My takeaway is that the volume of points which get worse as they are pulled towards point P exists in some region R. As the number of dimensions increase, region R's volume shrinks as a % of the total cloud volume, making it much more unlikely that a sample is pulled from that region. In other words, you are more likely to sample points which move closer to the center than move away, which is why the estimator is an improvement on average.

You make a valid point, but I feel there is something in the direction the article is gesturing at...

The mean of the n-dimensional gaussian is an element of R^n, an unbounded space. There's no uninformed prior over this space, so there is always a choice of origin implicit in some way...

As you say, you can shrink towards any point and you get a valid James-Steiner estimator that is strictly better than the naive estimator. But if you send the point you are shrinking towards to infinity you get the naive estimator again. So it feels like the fact you are implicitly selecting a finite chunk of R^n around an origin plays a role in the paradox...

> But if you send the point you are shrinking towards to infinity you get the naive estimator again.

You get close to it but strictly speaking wouldn’t it always be better than the naive estimator?

Right, it's a limit at infinity
> There's no uninformed prior over this space, so there is always a choice of origin implicit in some way...

You could use an uninformed improper prior.

You would just need to come up with a way to pick a point at random uniformly from an unbounded space.
You can just use the function that is constantly 1 everywhere as your improper prior.

Improper priors are not distributions so they don't need to integrate to 1. You cannot sample from them.

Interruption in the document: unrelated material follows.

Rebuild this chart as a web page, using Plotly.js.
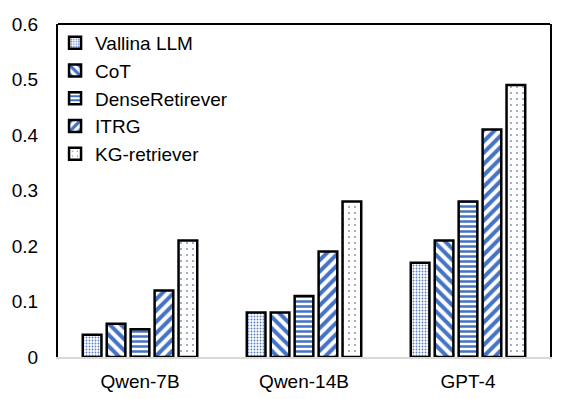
<!DOCTYPE html>
<html>
<head>
<meta charset="utf-8">
<script src="https://cdn.plot.ly/plotly-3.0.1.min.js"></script>
<style>html,body{margin:0;padding:0;background:#fff}#chart{width:574px;height:399px}</style>
</head>
<body>
<div id="chart"></div>
<script>
const categories = ["Qwen-7B", "Qwen-14B", "GPT-4"];
const seriesNames = ["Vallina LLM", "CoT", "DenseRetirever", "ITRG", "KG-retriever"];
const vallina = [0.04, 0.08, 0.17];
const cot = [0.06, 0.08, 0.21];
const dense = [0.05, 0.11, 0.28];
const itrg = [0.12, 0.19, 0.41];
const kgRetriever = [0.21, 0.28, 0.49];
const yTicks = [0, 0.1, 0.2, 0.3, 0.4, 0.5, 0.6];

const seriesValues = [vallina, cot, dense, itrg, kgRetriever];
const patterns = [
  {shape: ".", fgcolor: "#5B7FC4", bgcolor: "#ffffff", size: 3, solidity: 0.3},
  {shape: "\\", fgcolor: "#4472C4", bgcolor: "#ffffff", size: 8, solidity: 0.5},
  {shape: "-", fgcolor: "#4472C4", bgcolor: "#ffffff", size: 5, solidity: 0.5},
  {shape: "/", fgcolor: "#4472C4", bgcolor: "#ffffff", size: 8, solidity: 0.5},
  {shape: ".", fgcolor: "#7F8FA6", bgcolor: "#ffffff", size: 6, solidity: 0.08}
];

const traces = seriesNames.map((name, i) => ({
  type: "bar",
  name: name,
  x: categories,
  y: seriesValues[i],
  legendgroup: "g" + i,
  marker: {
    color: "#ffffff",
    pattern: patterns[i],
    line: {color: "#000000", width: 2.5}
  },
  hoverinfo: "x+y+name"
}));

const layout = {
  width: 574,
  height: 399,
  margin: {l: 58, r: 24, t: 24, b: 42},
  paper_bgcolor: "#ffffff",
  plot_bgcolor: "#ffffff",
  font: {family: "Liberation Sans, Arial, sans-serif", size: 19, color: "#000000"},
  barmode: "group",
  bargap: 0.27,
  bargroupgap: 0.22,
  showlegend: true,
  legend: {
    x: -0.006, y: 1.0, xanchor: "left", yanchor: "top",
    bgcolor: "rgba(0,0,0,0)",
    font: {size: 19, color: "#000000"},
    tracegroupgap: 4,
    itemwidth: 30,
    traceorder: "normal"
  },
  xaxis: {
    showline: true, linecolor: "#d9d9d9", linewidth: 2,
    showgrid: false, zeroline: false,
    ticks: "", tickfont: {size: 19},
    ticklabelstandoff: 6
  },
  yaxis: {
    range: [0, 0.6],
    tickvals: yTicks,
    ticktext: yTicks.map(v => String(v)),
    showline: true, linecolor: "#000000", linewidth: 2, mirror: true,
    showgrid: false, zeroline: false,
    ticks: "", tickfont: {size: 19},
    ticklabelstandoff: 14
  },
  shapes: [{
    type: "line", xref: "paper", yref: "paper",
    x0: 0, x1: 1, y0: 1, y1: 1,
    line: {color: "#000000", width: 2}
  }]
};

Plotly.newPlot("chart", traces, layout, {displayModeBar: false, staticPlot: true});
</script>
</body>
</html>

However, you can still apply Bayes' rule using improper priors and you usually get a posterior distribution that is proper.

Sure.

The point is that you wrote that « you can pick any point […] » and when toth pointed out that « there is always a choice of origin implicit in some way » you replied that « you could use an uninformed improper prior. »

However, it seems that we agree that you cannot pick a point using an uninformed improper prior - and in any method for picking a point there will be an implicit departure from that (improper) uniform distribution.

Oh.

When I said "you can pick any point P", I meant universal quantification, i.e "for all points P", rather than a randomly chosen P.

I did say "choose P", which was pretty bad phrasing on my part.